Futuro!: “Ok alle telecamere ma da sole on bastano”
Gli impianti di videosorveglianza possono essere utili sia per scoraggiare comportamenti antisociali, sia per sostenere le indagini degli inquirenti, ma devono essere utilizzati con prudenza. La sicurezza è un diritto e un bene comune, ma deve essere perseguito nel rispetto degli altri diritti fondamentali, tra cui quello alla privacy.
Le telecamere potranno rivelarsi uno strumento utile, ma di certo non potranno da sole risolvere il problema di rendere più sicure e vivibili alcune aree urbane che, in questi anni, sono state interessate da una maggiore concentrazione di illegalità e degrado.
Chi intendesse colmare con le telecamere i vuoti di personale e risorse a disposizione delle forze dell’ordine, le gravi carenze di organico della Polizia Municipale, la distanza dei servizi dai cittadini, la mancanza di politiche di protezione sociale andrebbe incontro a un fallimento e a un abuso allo stesso tempo.
Fallimento perché le telecamere non possono intervenire in dinamiche sociali complesse, ma soltanto documentarne, in modo superficiale, alcuni esiti. Abuso perché il tentativo di compensare l’assenza di politiche organiche per la promozione della vivibilità urbana con strumenti di mero controllo rischia di portare a un ricorso intensivo e su larga scala, e quindi improprio, della video sorveglianza.
Il loro uso dovrà quindi essere prudente e sempre oggettivamente giustificato. Andranno utilizzate cioè soltanto nelle situazioni in cui sia stata rilevata la presenza di problemi rispetto ai quali ogni altro precedente intervento si sia rivelato inefficace. E la loro installazione dovrà essere inquadrata in piani di intervento che coinvolgano più attori istituzionali e vari settori della struttura comunale, dalla Polizia Municipale ai Servizi Sociali, dall’urbanistica all’associazionismo.
Per una città più sicura, insomma, le telecamere non bastano. Servono assunzioni che mettano in condizione la Polizia Municipale e i Servizi Sociali di essere presenti sul territorio, vicino alle persone più in difficoltà. Serve maggior coordinamento con le forze dell’ordine, intese non soltanto come strumento di sanzione e repressione, ma come terminale delle istituzioni democratiche nella società.
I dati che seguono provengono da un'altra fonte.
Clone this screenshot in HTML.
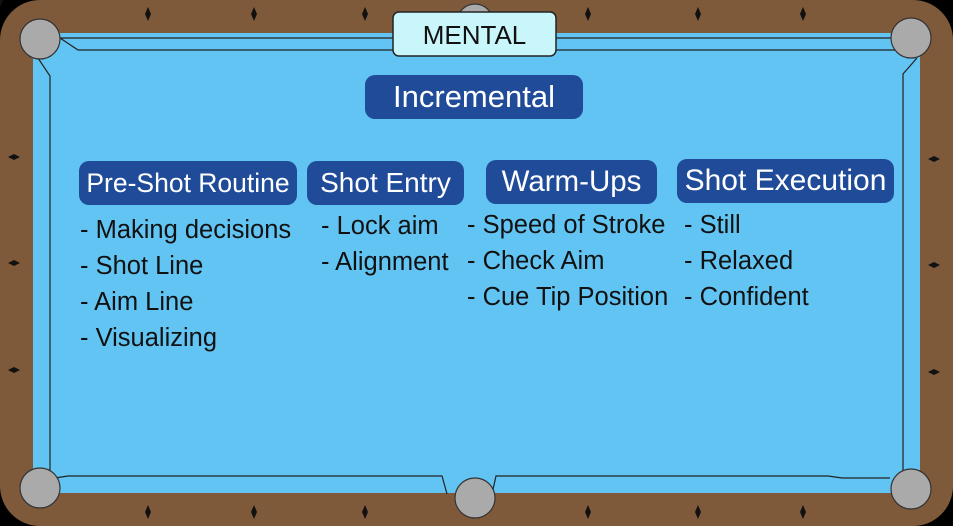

Serve un’attenzione particolare al carcere, per garantire alle persone che vi sono recluse che la pena sia per loro davvero un’opportunità di convalescenza sociale, affinché, una volta tornate libere, esse abbiamo meno probabilità di ripetere comportamenti criminali. Serve, infine, mettere in campo un’innovativa e convinta politica di inclusione sociale e lotta alla povertà, per intervenire in modo decisivo sulle dinamiche di emarginazione che, spesso, sono alla base dei comportamenti devianti.
Andrea Raspanti e Marco Talini, Futuro!